• _WHAT TO PRODUCE_: Gather all lines in the entries that include the word "this".

• _RECORDED INFORMATION_:
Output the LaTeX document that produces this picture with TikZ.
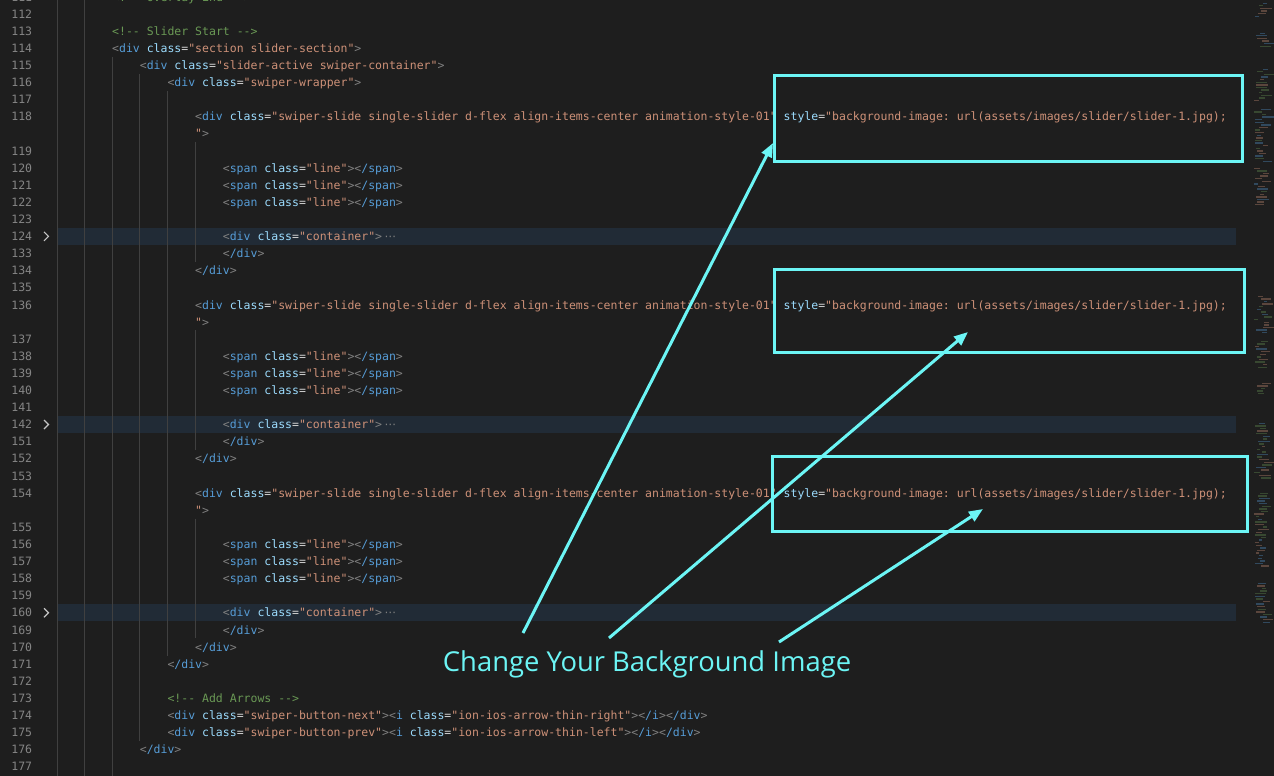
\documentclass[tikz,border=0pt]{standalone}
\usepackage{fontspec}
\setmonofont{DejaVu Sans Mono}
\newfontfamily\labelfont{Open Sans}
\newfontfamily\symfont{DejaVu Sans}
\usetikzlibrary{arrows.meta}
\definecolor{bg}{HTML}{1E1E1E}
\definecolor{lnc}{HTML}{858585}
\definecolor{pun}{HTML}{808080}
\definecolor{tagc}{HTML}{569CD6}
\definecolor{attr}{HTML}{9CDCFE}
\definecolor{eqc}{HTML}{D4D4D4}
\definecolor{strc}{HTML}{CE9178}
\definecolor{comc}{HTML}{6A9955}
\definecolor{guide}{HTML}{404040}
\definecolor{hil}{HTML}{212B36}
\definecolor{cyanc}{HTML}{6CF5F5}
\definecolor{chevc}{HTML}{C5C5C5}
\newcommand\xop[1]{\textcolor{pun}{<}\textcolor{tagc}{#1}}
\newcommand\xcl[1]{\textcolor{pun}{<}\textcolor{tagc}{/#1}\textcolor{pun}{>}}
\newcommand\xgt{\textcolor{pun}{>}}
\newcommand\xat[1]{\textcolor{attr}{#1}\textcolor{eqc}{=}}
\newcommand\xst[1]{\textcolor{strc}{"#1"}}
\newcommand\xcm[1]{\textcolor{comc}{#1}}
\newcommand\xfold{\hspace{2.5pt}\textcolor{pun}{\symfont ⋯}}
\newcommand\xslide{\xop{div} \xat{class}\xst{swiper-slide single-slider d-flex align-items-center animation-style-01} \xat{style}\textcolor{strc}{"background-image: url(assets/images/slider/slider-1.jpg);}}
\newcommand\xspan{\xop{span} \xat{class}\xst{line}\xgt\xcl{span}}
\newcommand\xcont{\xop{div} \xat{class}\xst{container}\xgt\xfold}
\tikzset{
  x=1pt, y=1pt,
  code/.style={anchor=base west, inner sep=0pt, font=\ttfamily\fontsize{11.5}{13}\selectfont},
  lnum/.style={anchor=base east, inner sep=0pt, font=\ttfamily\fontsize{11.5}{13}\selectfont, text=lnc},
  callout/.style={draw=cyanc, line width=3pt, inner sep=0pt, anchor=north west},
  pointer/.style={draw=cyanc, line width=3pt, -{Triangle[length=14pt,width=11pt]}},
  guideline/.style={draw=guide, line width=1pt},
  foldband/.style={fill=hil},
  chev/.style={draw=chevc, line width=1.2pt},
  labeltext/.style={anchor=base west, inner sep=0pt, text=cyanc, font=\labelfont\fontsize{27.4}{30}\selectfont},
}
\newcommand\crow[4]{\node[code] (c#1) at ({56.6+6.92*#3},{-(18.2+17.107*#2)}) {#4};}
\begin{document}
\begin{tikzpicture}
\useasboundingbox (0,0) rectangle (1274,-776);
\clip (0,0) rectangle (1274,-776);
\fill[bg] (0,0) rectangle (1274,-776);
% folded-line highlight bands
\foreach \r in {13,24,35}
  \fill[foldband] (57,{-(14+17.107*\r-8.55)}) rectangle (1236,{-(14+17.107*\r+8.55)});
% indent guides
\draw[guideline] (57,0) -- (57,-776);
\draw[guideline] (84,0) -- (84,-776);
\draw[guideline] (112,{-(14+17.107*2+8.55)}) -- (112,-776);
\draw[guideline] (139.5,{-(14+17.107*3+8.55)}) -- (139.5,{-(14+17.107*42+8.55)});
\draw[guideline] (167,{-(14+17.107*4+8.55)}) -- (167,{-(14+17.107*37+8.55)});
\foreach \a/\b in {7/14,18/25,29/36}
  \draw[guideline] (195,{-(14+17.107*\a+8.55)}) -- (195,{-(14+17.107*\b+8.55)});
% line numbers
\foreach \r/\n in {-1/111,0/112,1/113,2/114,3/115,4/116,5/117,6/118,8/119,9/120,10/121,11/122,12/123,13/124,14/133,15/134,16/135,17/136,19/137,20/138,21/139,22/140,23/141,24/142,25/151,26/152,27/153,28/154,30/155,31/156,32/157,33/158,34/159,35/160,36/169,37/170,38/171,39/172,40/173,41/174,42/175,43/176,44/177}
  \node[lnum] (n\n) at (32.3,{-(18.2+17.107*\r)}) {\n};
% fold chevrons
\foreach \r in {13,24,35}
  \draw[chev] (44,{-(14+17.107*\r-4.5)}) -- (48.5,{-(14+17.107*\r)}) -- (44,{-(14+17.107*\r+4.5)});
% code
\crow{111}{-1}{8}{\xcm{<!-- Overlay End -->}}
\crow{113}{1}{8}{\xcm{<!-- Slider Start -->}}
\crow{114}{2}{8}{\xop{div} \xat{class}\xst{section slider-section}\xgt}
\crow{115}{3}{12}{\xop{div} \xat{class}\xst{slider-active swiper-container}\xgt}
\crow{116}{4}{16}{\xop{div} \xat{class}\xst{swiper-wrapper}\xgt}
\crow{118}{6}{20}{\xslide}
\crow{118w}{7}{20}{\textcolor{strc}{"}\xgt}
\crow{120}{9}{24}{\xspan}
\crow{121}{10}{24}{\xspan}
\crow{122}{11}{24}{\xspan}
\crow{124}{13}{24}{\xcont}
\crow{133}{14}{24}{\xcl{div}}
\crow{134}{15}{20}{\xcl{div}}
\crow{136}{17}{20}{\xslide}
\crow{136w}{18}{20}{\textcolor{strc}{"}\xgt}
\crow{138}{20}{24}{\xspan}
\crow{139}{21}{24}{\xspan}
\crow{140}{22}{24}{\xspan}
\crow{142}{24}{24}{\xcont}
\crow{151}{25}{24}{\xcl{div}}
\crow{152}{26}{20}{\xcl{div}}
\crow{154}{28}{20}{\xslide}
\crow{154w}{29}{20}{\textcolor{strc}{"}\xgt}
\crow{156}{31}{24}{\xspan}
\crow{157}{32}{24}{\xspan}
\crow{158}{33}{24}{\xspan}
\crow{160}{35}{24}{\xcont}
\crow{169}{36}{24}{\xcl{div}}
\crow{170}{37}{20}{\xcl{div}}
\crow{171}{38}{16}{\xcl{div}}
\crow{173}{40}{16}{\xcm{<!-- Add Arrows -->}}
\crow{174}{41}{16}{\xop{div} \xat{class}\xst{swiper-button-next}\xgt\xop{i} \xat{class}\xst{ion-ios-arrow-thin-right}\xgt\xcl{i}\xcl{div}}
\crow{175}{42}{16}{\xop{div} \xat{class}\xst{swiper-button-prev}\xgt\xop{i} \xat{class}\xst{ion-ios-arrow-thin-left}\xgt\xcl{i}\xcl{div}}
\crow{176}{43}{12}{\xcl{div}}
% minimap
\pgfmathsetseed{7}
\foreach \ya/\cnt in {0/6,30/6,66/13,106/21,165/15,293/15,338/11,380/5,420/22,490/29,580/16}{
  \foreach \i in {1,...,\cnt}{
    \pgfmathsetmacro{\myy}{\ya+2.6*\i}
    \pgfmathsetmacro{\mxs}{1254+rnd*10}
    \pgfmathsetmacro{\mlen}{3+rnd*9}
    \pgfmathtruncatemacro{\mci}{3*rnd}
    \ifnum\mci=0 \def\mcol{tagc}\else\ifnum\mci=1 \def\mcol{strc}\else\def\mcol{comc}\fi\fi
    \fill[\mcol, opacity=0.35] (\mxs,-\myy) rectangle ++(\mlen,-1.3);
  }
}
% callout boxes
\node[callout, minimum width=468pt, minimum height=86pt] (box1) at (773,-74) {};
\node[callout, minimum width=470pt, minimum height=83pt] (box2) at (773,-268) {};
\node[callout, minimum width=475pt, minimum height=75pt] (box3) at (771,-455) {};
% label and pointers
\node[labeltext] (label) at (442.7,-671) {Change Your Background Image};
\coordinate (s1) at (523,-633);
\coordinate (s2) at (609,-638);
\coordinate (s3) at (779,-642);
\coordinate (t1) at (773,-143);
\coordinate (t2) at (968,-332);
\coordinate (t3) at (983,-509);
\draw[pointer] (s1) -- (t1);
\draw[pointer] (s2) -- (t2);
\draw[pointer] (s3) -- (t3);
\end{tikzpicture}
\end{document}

...

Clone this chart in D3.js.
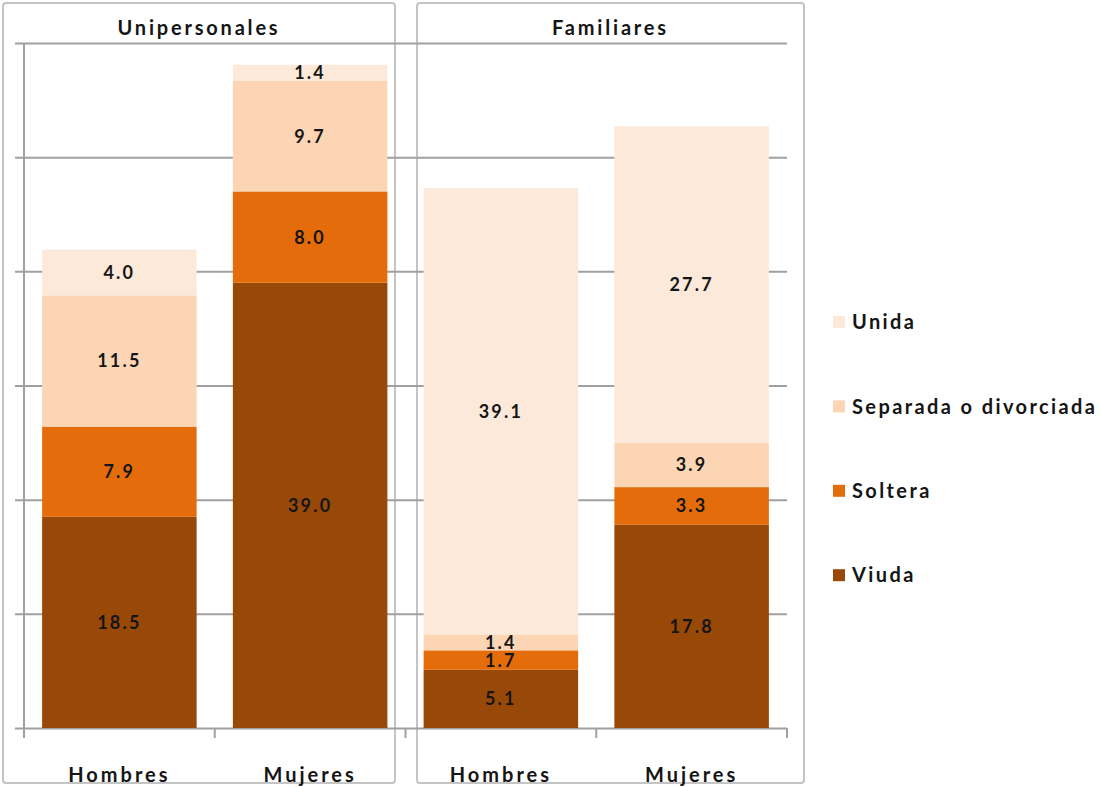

--

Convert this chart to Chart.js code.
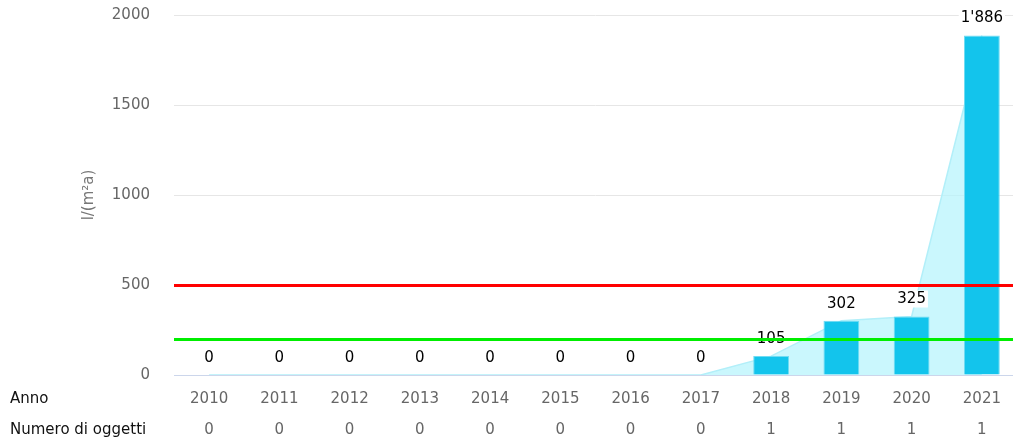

• _EXERCISE RESPONSE_:
Output the LaTeX document that produces this picture with TikZ.
Clone this chart in D3.js.
Convert this chart to Chart.js code.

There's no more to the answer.